#### Data segment:
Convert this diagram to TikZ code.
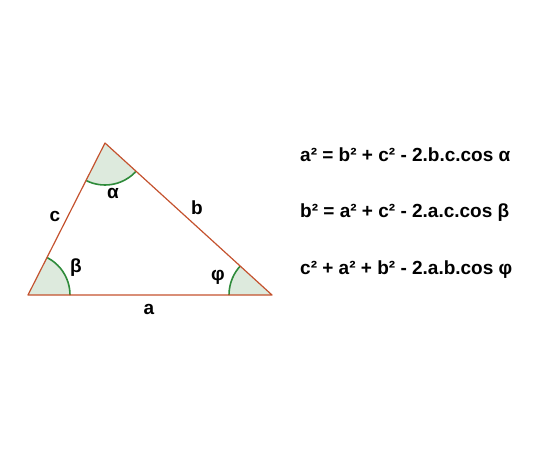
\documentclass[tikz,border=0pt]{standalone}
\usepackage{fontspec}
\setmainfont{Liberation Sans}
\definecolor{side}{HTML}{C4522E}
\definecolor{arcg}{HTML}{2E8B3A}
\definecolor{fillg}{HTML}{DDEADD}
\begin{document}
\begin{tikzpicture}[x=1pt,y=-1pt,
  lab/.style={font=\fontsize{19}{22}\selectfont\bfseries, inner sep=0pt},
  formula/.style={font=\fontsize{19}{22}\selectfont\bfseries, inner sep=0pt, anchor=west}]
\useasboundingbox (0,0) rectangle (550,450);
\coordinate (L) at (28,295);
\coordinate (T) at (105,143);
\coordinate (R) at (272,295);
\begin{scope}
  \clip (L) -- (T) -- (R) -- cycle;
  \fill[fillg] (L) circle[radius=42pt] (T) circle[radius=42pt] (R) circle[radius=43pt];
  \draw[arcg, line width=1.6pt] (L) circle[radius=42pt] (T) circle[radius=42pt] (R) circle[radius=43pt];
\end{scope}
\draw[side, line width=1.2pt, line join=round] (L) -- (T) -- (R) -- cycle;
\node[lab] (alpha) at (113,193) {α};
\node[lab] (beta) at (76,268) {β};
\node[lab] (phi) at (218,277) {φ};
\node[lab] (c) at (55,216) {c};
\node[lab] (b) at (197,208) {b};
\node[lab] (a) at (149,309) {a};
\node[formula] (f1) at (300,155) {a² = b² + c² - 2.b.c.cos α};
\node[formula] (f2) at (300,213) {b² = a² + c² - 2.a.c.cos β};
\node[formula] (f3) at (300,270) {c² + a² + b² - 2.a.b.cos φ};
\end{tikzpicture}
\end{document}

#### Written request:
Your task is to reproduce all of the material exactly. The pictures stay out.

#### In response:
Convert this diagram to TikZ code.
\documentclass[tikz,border=0pt]{standalone}
\usepackage{fontspec}
\setmainfont{Liberation Sans}
\definecolor{side}{HTML}{C4522E}
\definecolor{arcg}{HTML}{2E8B3A}
\definecolor{fillg}{HTML}{DDEADD}
\begin{document}
\begin{tikzpicture}[x=1pt,y=-1pt,
  lab/.style={font=\fontsize{19}{22}\selectfont\bfseries, inner sep=0pt},
  formula/.style={font=\fontsize{19}{22}\selectfont\bfseries, inner sep=0pt, anchor=west}]
\useasboundingbox (0,0) rectangle (550,450);
\coordinate (L) at (28,295);
\coordinate (T) at (105,143);
\coordinate (R) at (272,295);
\begin{scope}
  \clip (L) -- (T) -- (R) -- cycle;
  \fill[fillg] (L) circle[radius=42pt] (T) circle[radius=42pt] (R) circle[radius=43pt];
  \draw[arcg, line width=1.6pt] (L) circle[radius=42pt] (T) circle[radius=42pt] (R) circle[radius=43pt];
\end{scope}
\draw[side, line width=1.2pt, line join=round] (L) -- (T) -- (R) -- cycle;
\node[lab] (alpha) at (113,193) {α};
\node[lab] (beta) at (76,268) {β};
\node[lab] (phi) at (218,277) {φ};
\node[lab] (c) at (55,216) {c};
\node[lab] (b) at (197,208) {b};
\node[lab] (a) at (149,309) {a};
\node[formula] (f1) at (300,155) {a² = b² + c² - 2.b.c.cos α};
\node[formula] (f2) at (300,213) {b² = a² + c² - 2.a.c.cos β};
\node[formula] (f3) at (300,270) {c² + a² + b² - 2.a.b.cos φ};
\end{tikzpicture}
\end{document}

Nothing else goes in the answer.